Thursday, October 16, 2014

What Literary Juries Think: Go Figure!

This is the season of prizes.  The Nobel goes to French writer Patrick Mondiano (whom I've never read, and must now), the biggest Canadian prize for non-fiction, the $60,000 CDN Hillary Weston Writers' Trust Prize,  goes to Naomi Klein for This Changes Everything: Capitalism Vs. the Climate, the Booker goes to an Australian guy who was stone cold broke when he finished the book, The Narrow Road to the Deep North, and our local fiction prize named after novelist Hugh MacLennan will go to one of three names who are not big ones, yet.

The Quebec Writers' Federation short list includes: Jon Paul Fiorentino for I’m Not Scared of You or Anything from Anvil Press, Sean Michaels  for Us Conductors from Random House Canada and Guillaume Morissette for  New Tab from VĂ©hicule Press/Esplanade Books.

Interestingly, neither Heather O'Neill's The Girl Who Was Saturday Night, finalist for the Scotia Bank Giller Prize nor Claire Holden Rothman's My October, finalist for the Governor General's Prize for Fiction,  made the cut.

This appears to be the result of completely different juries having different ideas about what is good, and in the case of the QWF jury,  perhaps a penchant for young writers.  The three finalists are well under 40. 

That's probably all to the good, but I guess I'm going to have to read all the books to decide which jury has the line on quality.

Thursday, October 9, 2014

Ebola and Other Plagues: A Book to Put Them in Context

Laurie Garrett's book The Coming Plague: Newly Emerging Diseases in a World Out of Balance is nearly 20 years old but it offers very interesting background information about the first round of Ebola in Africa, plus important discussion of how diseases develop and spread.   Garrett is now  senior fellow for global health at the Council on Foreign Relations and a Pulitzer Prize winning science writer, as well as being an engaging writer.

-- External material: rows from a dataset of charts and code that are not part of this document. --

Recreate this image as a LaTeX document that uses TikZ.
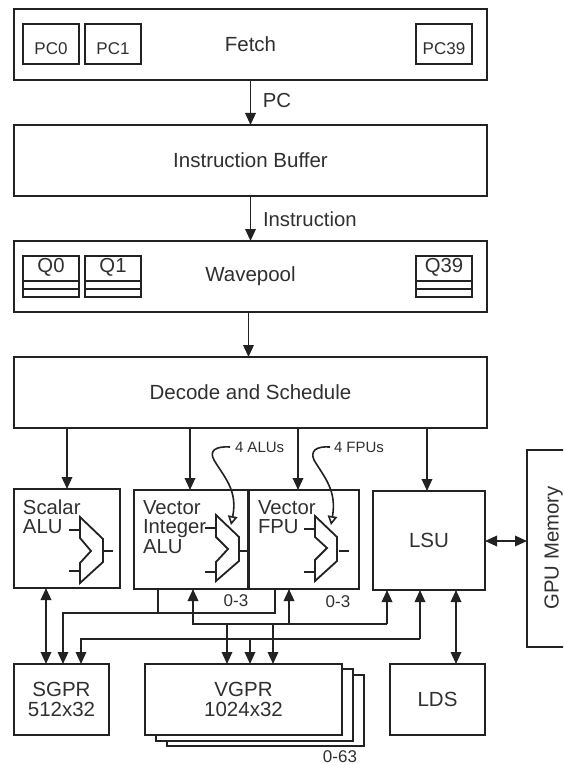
\documentclass[tikz,border=0pt]{standalone}
\usepackage{fontspec}
\setmainfont{Liberation Sans}
\usetikzlibrary{arrows.meta,calc}
\definecolor{ink}{HTML}{222222}
\definecolor{txt}{HTML}{303030}
\newcommand\fs[1]{\fontsize{#1pt}{19.5pt}\selectfont}
% name, x0, y0, x1, y1, options, text
\newcommand\bxn[7]{%
  \pgfmathsetmacro\bw{#4-#2}\pgfmathsetmacro\bh{#5-#3}%
  \pgfmathsetmacro\bx{(#4+#2)/2}\pgfmathsetmacro\by{(#5+#3)/2}%
  \node[bx,#6,minimum width=\bw pt,minimum height=\bh pt] (#1) at (\bx,\by) {#7};}
\begin{document}
\begin{tikzpicture}[x=1pt,y=-1pt,
  bx/.style={draw=ink,line width=1.8pt,fill=white,inner sep=0pt,outer sep=0pt,text=txt,font=\fs{20.5},align=center},
  small/.style={font=\fs{17}},
  lbl/.style={inner sep=0pt,outer sep=0pt,text=txt,font=\fs{20.3}},
  note/.style={inner sep=0pt,outer sep=0pt,text=txt,font=\fs{17}},
  ltxt/.style={lbl,align=left,anchor=north west},
  line/.style={draw=ink,line width=1.8pt},
  arr/.style={line,-{Triangle[length=12pt,width=10.5pt]}},
  barr/.style={line,{Triangle[length=12pt,width=10.5pt]}-{Triangle[length=12pt,width=10.5pt]}},
  curl/.style={draw=ink,line width=1.6pt,-{Triangle[open,length=9pt,width=9.5pt,fill=white]}},
  mux/.style={draw=ink,line width=1.8pt,line join=miter},
  stub/.style={draw=ink,line width=1.4pt}]
\useasboundingbox (0,0) rectangle (563,765);
\fill[white] (0,0) rectangle (563,765);
% x positions of connectors
\coordinate (xa) at (67,0);\coordinate (xb) at (190,0);\coordinate (xc) at (298,0);\coordinate (xd) at (427,0);
\coordinate (xe) at (46,0);\coordinate (xf) at (63,0);\coordinate (xg) at (81,0);\coordinate (xh) at (227,0);
\coordinate (xi) at (250,0);\coordinate (xj) at (273,0);\coordinate (xk) at (158,0);\coordinate (xl) at (275,0);
\coordinate (xm) at (193,0);\coordinate (xn) at (289,0);\coordinate (xo) at (387,0);\coordinate (xp) at (420,0);
\coordinate (xq) at (456,0);
% top boxes
\bxn{fetch}{14}{9}{487}{80}{}{Fetch}
\bxn{pc0}{23}{24}{79}{64}{small}{\raisebox{-11pt}[0pt][0pt]{PC0}}
\bxn{pc1}{85}{24}{141}{64}{small}{\raisebox{-11pt}[0pt][0pt]{PC1}}
\bxn{pc39}{416}{24}{472}{64}{small}{\raisebox{-11pt}[0pt][0pt]{PC39}}
\bxn{ibuf}{14}{125}{487}{196}{}{Instruction Buffer}
\bxn{wave}{14}{241}{487}{312}{}{Wavepool}
\bxn{q0}{23}{256}{79}{297}{}{}
\bxn{q1}{85}{256}{141}{297}{}{}
\bxn{q39}{416}{256}{472}{297}{}{}
\draw[line] (q0.west |- 0,281) -- (q0.east |- 0,281) (q0.west |- 0,289) -- (q0.east |- 0,289);
\draw[line] (q1.west |- 0,281) -- (q1.east |- 0,281) (q1.west |- 0,289) -- (q1.east |- 0,289);
\draw[line] (q39.west |- 0,281) -- (q39.east |- 0,281) (q39.west |- 0,289) -- (q39.east |- 0,289);
\node[lbl] (q0t) at (51,267) {Q0};
\node[lbl] (q1t) at (113,267) {Q1};
\node[lbl] (q39t) at (444,267) {Q39};
\bxn{decode}{14}{357}{487}{428}{}{Decode and Schedule}
% execution units
\bxn{scalar}{14}{489}{120}{588}{}{}
\bxn{vint}{134}{490}{248}{589}{}{}
\bxn{vfpu}{249}{490}{359}{589}{}{}
\bxn{lsu}{373}{491}{485}{590}{}{LSU}
\node[ltxt] (scalart) at (23,499.5) {Scalar\\ALU};
\node[ltxt] (vintt) at (143,500.5) {Vector\\Integer\\ALU};
\node[ltxt] (vfput) at (258,500.5) {Vector\\FPU};
% GPU memory, cut off by the page edge
\begin{scope}
\clip (0,0) rectangle (563,765);
\bxn{gpu}{527}{450}{582}{647}{}{}
\end{scope}
\node[lbl,rotate=90,anchor=base] (gput) at (558.5,548) {GPU Memory};
% register files
\bxn{vgprc}{167}{675}{364}{746}{}{}
\bxn{vgprb}{156}{669}{353}{741}{}{}
\bxn{vgpr}{145}{664}{342}{735}{}{VGPR\\1024x32}
\bxn{sgpr}{14}{664}{109}{735}{}{SGPR\\512x32}
\bxn{lds}{390}{664}{485}{735}{}{LDS}
% muxes
\draw[mux] (80,517) -- (103,539) -- (103,562) -- (80,583) -- (80,563) -- (91,551) -- (80,538) -- cycle;
\draw[stub] (69,530) -- (80,530) (69,571) -- (80,571) (103,551) -- (113,551);
\draw[mux] (216,515) -- (239,537) -- (239,561) -- (216,581) -- (216,562) -- (228,549) -- (216,537) -- cycle;
\draw[stub] (205,528) -- (216,528) (205,572) -- (216,572) (239,551) -- (248,551);
\draw[mux] (315,516) -- (337,537) -- (337,561) -- (315,581) -- (315,560) -- (327,548) -- (315,537) -- cycle;
\draw[stub] (304,529) -- (315,529) (304,572) -- (315,572) (339,551) -- (349,551);
% labels
\node[lbl] (pclbl) at (277,101) {PC};
\node[lbl,anchor=west] (inlbl) at (263,219) {Instruction};
\node[note,font=\fs{15},anchor=west] (alus) at (235,447) {4 ALUs};
\node[note,font=\fs{15},anchor=west] (fpus) at (334,447) {4 FPUs};
\node[note] (r1) at (236,601) {0-3};
\node[note] (r2) at (338,602) {0-3};
\node[note,anchor=base] (r3) at (340,762.5) {0-63};
% curved arrows
\draw[curl] ([xshift=-5pt]alus.west) .. controls (215,446) and (209,451) .. (214,460) .. controls (224,477) and (238,490) .. (231,525);
\draw[curl] ([xshift=-4pt]fpus.west) .. controls (316,446) and (310,451) .. (314,460) .. controls (324,477) and (337,490) .. (331,525);
% pipeline arrows
\draw[arr] (fetch.south) -- (ibuf.north);
\draw[arr] (ibuf.south) -- (wave.north);
\draw[arr] ([xshift=-2pt]wave.south) -- ([xshift=-2pt]decode.north);
\draw[arr] (decode.south -| xa) -- (scalar.north -| xa);
\draw[arr] (decode.south -| xb) -- (vint.north -| xb);
\draw[arr] (decode.south -| xc) -- (vfpu.north -| xc);
\draw[arr] (decode.south -| xd) -- (lsu.north -| xd);
% bidirectional links
\draw[barr] (scalar.south -| xe) -- (sgpr.north -| xe);
\draw[barr] (lsu.south -| xq) -- (lds.north -| xq);
\coordinate (gy) at (0,541);
\draw[barr] (lsu.east |- gy) -- (gpu.west |- gy);
% result bus to SGPR
\coordinate (ya) at (0,613);
\draw[arr] (vint.south -| xk) -- (xk |- ya) -- (xf |- ya) -- (sgpr.north -| xf);
\draw[line] (vfpu.south -| xl) -- (xl |- ya) -- (xk |- ya);
% VGPR bus
\coordinate (yb) at (0,624);
\draw[arr] (xo |- yb) -- (lsu.south -| xo);
\draw[arr] (xo |- yb) -- (xm |- yb) -- (vint.south -| xm);
\draw[arr] (xn |- yb) -- (vfpu.south -| xn);
\draw[arr] (xh |- yb) -- (vgpr.north -| xh);
\draw[arr] (xj |- yb) -- (vgpr.north -| xj);
% LSU to SGPR and VGPR
\coordinate (yc) at (0,639);
\draw[arr] (xp |- yc) -- (lsu.south -| xp);
\draw[arr] (xp |- yc) -- (xg |- yc) -- (sgpr.north -| xg);
\draw[arr] (xi |- yc) -- (vgpr.north -| xi);
\end{tikzpicture}
\end{document}
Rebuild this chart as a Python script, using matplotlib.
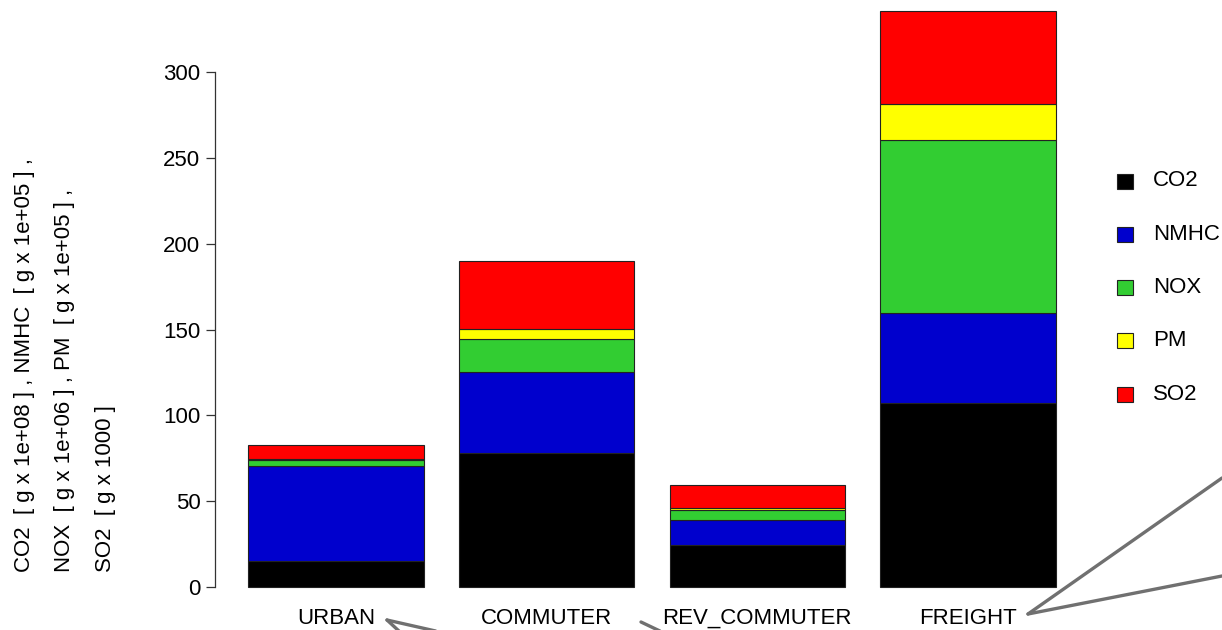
import matplotlib

matplotlib.use("Agg")
import matplotlib.pyplot as plt
from matplotlib.lines import Line2D
from matplotlib.patches import Rectangle

plt.rcParams["font.family"] = ["Liberation Sans", "DejaVu Sans"]

routes = ["URBAN", "COMMUTER", "REV_COMMUTER", "FREIGHT"]
pollutants = ["CO2", "NMHC", "NOX", "PM", "SO2"]
co2 = [15.1, 78.3, 24.4, 107.0]
nmhc = [55.2, 46.9, 14.7, 52.9]
nox = [3.6, 19.4, 5.8, 100.6]
pm = [0.8, 6.0, 1.3, 21.3]
so2 = [7.9, 39.7, 13.1, 53.8]
colors = ["#000000", "#0000CD", "#32CD32", "#FFFF00", "#FF0000"]
y_ticks = [0, 50, 100, 150, 200, 250, 300]
y_label_lines = [
    "CO2  [ g x 1e+08 ] , NMHC  [ g x 1e+05 ] ,",
    "NOX  [ g x 1e+06 ] , PM  [ g x 1e+05 ] ,",
    "SO2  [ g x 1000 ]",
]

FS = 16
W, H = 1222, 630
fig = plt.figure(figsize=(W / 100, H / 100), dpi=100)

# barplot layout: bar width 1, gap 0.2, 175.5 px per unit
px_per_x = 175.5
x_lo, x_hi = 0.01, 5.0
y_lo, y_hi = 0.0, 340.0
px_per_y = (587 - 72.3) / 300
ax_left = 215
ax_bottom = H - 587
ax = fig.add_axes([
    ax_left / W,
    ax_bottom / H,
    (x_hi - x_lo) * px_per_x / W,
    (y_hi - y_lo) * px_per_y / H,
])
ax.set_xlim(x_lo, x_hi)
ax.set_ylim(y_lo, y_hi)

centers = [0.7 + 1.2 * i for i in range(len(routes))]
bottom = [0.0] * len(routes)
for name, values, color in zip(pollutants, [co2, nmhc, nox, pm, so2], colors):
    ax.bar(centers, values, width=1.0, bottom=bottom, color=color,
           edgecolor="#222222", linewidth=0.8, label=name, clip_on=False)
    bottom = [b + v for b, v in zip(bottom, values)]

for side in ["top", "right", "bottom"]:
    ax.spines[side].set_visible(False)
ax.spines["left"].set_bounds(0, 300)
ax.spines["left"].set_color("#333333")
ax.spines["left"].set_linewidth(0.9)
ax.set_yticks(y_ticks)
ax.set_yticklabels([str(t) for t in y_ticks])
ax.tick_params(axis="y", length=6.5, width=0.9, color="#333333",
               labelsize=FS, pad=4)
ax.set_xticks(centers)
ax.set_xticklabels(routes)
ax.tick_params(axis="x", length=0, labelsize=FS, pad=15)

# stacked y label, three rotated lines
for i, line in enumerate(y_label_lines):
    fig.text((25 + 40 * i) / W, (H - 572) / H, line, rotation=90,
             ha="center", va="bottom", fontsize=FS)

# legend on the right
for i, (name, color) in enumerate(zip(pollutants, colors)):
    yc = 181 + 53.3 * i
    fig.add_artist(Rectangle(((1117) / W, (H - yc - 7.5) / H), 16 / W, 15 / H,
                             transform=fig.transFigure, facecolor=color,
                             edgecolor="#222222", linewidth=0.8))
    fig.text(1153 / W, (H - yc) / H, name, ha="left", va="center",
             fontsize=FS)

# gray callout pointers
pointers = [
    ((1028, 614), (1222, 478)),
    ((1028, 614), (1222, 576)),
    ((387, 620), (440, 632)),
    ((387, 620), (400, 632)),
    ((641, 622), (662, 632)),
]
for (x0, y0), (x1, y1) in pointers:
    fig.add_artist(Line2D([x0 / W, x1 / W], [(H - y0) / H, (H - y1) / H],
                          transform=fig.transFigure, color="#707070",
                          linewidth=2.4, solid_capstyle="round"))

fig.savefig("out.png", dpi=100)
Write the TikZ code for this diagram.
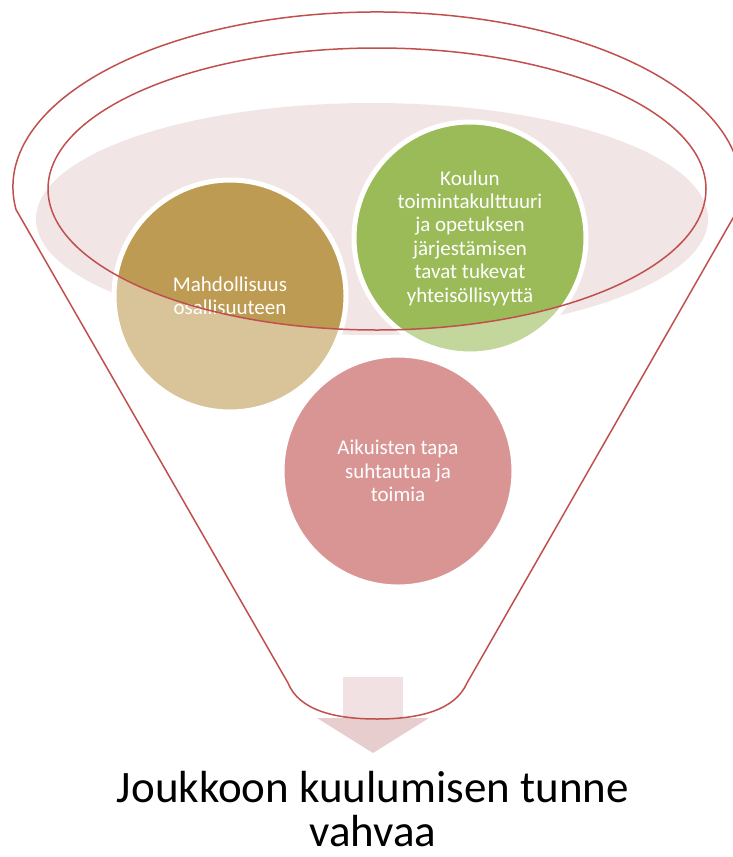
\documentclass[tikz,border=0pt]{standalone}
\usepackage{fontspec}
\setmainfont{Carlito}
\definecolor{funnelred}{RGB}{192,80,77}
\definecolor{bowl}{RGB}{242,229,230}
\definecolor{tandark}{RGB}{190,155,82}
\definecolor{tanlight}{RGB}{216,196,152}
\definecolor{greendark}{RGB}{155,187,89}
\definecolor{greenlight}{RGB}{195,214,155}
\definecolor{rose}{RGB}{217,149,148}
\definecolor{shaftcol}{RGB}{242,225,226}
\definecolor{headcol}{RGB}{232,205,207}
\tikzset{
  funnelline/.style={draw=funnelred, line width=1.5},
  bubble/.style={circle, minimum size=232, inner sep=0, draw=white, line width=5,
    text=white, align=center, font=\fontsize{21}{23.4}\selectfont},
  caption/.style={align=center, inner sep=0, text=black, font=\fontsize{45}{44}\selectfont}
}
\begin{document}
\begin{tikzpicture}[x=1pt,y=1pt]
\useasboundingbox (0,0) rectangle (732,-857);
% bowl
\fill[bowl] (372,-219) ellipse [x radius=336, y radius=116];
% circle bodies
\fill[tanlight] (230,-296) circle [radius=115];
\fill[greenlight] (470,-238) circle [radius=115];
\fill[rose] (398,-471) circle [radius=115];
\begin{scope}
  \clip (377,-189) ellipse [x radius=329, y radius=141];
  \fill[tandark] (230,-296) circle [radius=115];
  \fill[greendark] (470,-238) circle [radius=115];
\end{scope}
\node[bubble] (tan) at (230,-296) {Mahdollisuus\\osallisuuteen};
\node[bubble] (green) at (470,-238) {Koulun\\toimintakulttuuri\\ja opetuksen\\järjestämisen\\tavat tukevat\\yhteisöllisyyttä};
\node[bubble] (pink) at (398,-471) {Aikuisten tapa\\suhtautua ja\\toimia};
% arrow
\fill[shaftcol] (343,-677) rectangle (403,-718);
\fill[headcol] (317,-718) -- (429,-718) -- (373,-753) -- cycle;
% funnel outline
\draw[funnelline] (16,-209.5) arc[start angle=187.4, end angle=-7.4, x radius=364, y radius=175]
  -- (467,-683) .. controls (455,-710) and (420,-719) .. (377,-719)
  .. controls (334,-719) and (299,-710) .. (288,-683) -- cycle;
\draw[funnelline] (377,-189) ellipse [x radius=329, y radius=141];
% caption
\node[caption] (result) at (373,-809) {Joukkoon kuulumisen tunne\\vahvaa};
\end{tikzpicture}
\end{document}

I had read this book several years ago when doing research on some medical matter at a time when AIDS was still little understood by the public.  The chapters on Ebola and Marburg diseases were fascinating.  While much has changed  since, the account gives some idea of how diseases emerged out of nowhere and then receded after less than a year.

What is puzzling is that the diseases seemed to burn themselves out.  This does not seem to be happening here, possibly because the outbreaks began in more densely populated, better connected parts of Africa than during the 25 previous episodes of the disease.  (For an interesting comment see: Ebola: The Tolling Bell.)  When people incubating the virus can travel, the risk of them contaminating others is great.  In earlier epidemics, Ebola appears to have been confined to relatively isolated villages and once everyone in contracted the disease and either died or survived and became immune, the outbreak was over.

The video attached is from Outbreak, a blockbuster disaster flick, that ends without the world ending, despite forecasts of universal doom.  Better to read Garrett's book or her trenchant piece Foreign Policy published Oct. 6, 2014.  She writes:  "First, a rapid point-of-care diagnostic that can find Ebola virus in a single droplet of blood must be developed. A point-of-care test avoids the need to ship samples to a laboratory and then wait for days to learn the results....I suggest the use of self-administered implements commonly used by diabetics to make a finger prick and squeeze out a droplet of blood. That droplet would go into a tiny plastic well -- an object about an inch in size that is internally coated with either DNA or antibodies that recognize specific genes or proteins found exclusively in the Ebola virus. If those viral markers are present, the device would glow with bioluminescence or change color -- the result would be observable with the naked eye...

"Finger-prick tests for Ebola are in development now at Senova, a company in Weimar, Germany; at a small Colorado company called Corgenix; and at California-based Theranos...One of these screening tests should soon meet the criteria of speed, accuracy, and ease of use necessary to prevent travelers' spread of Ebola; facilitate contact tracing; and, in the midst of the epidemic, tell who has the virus and who does not."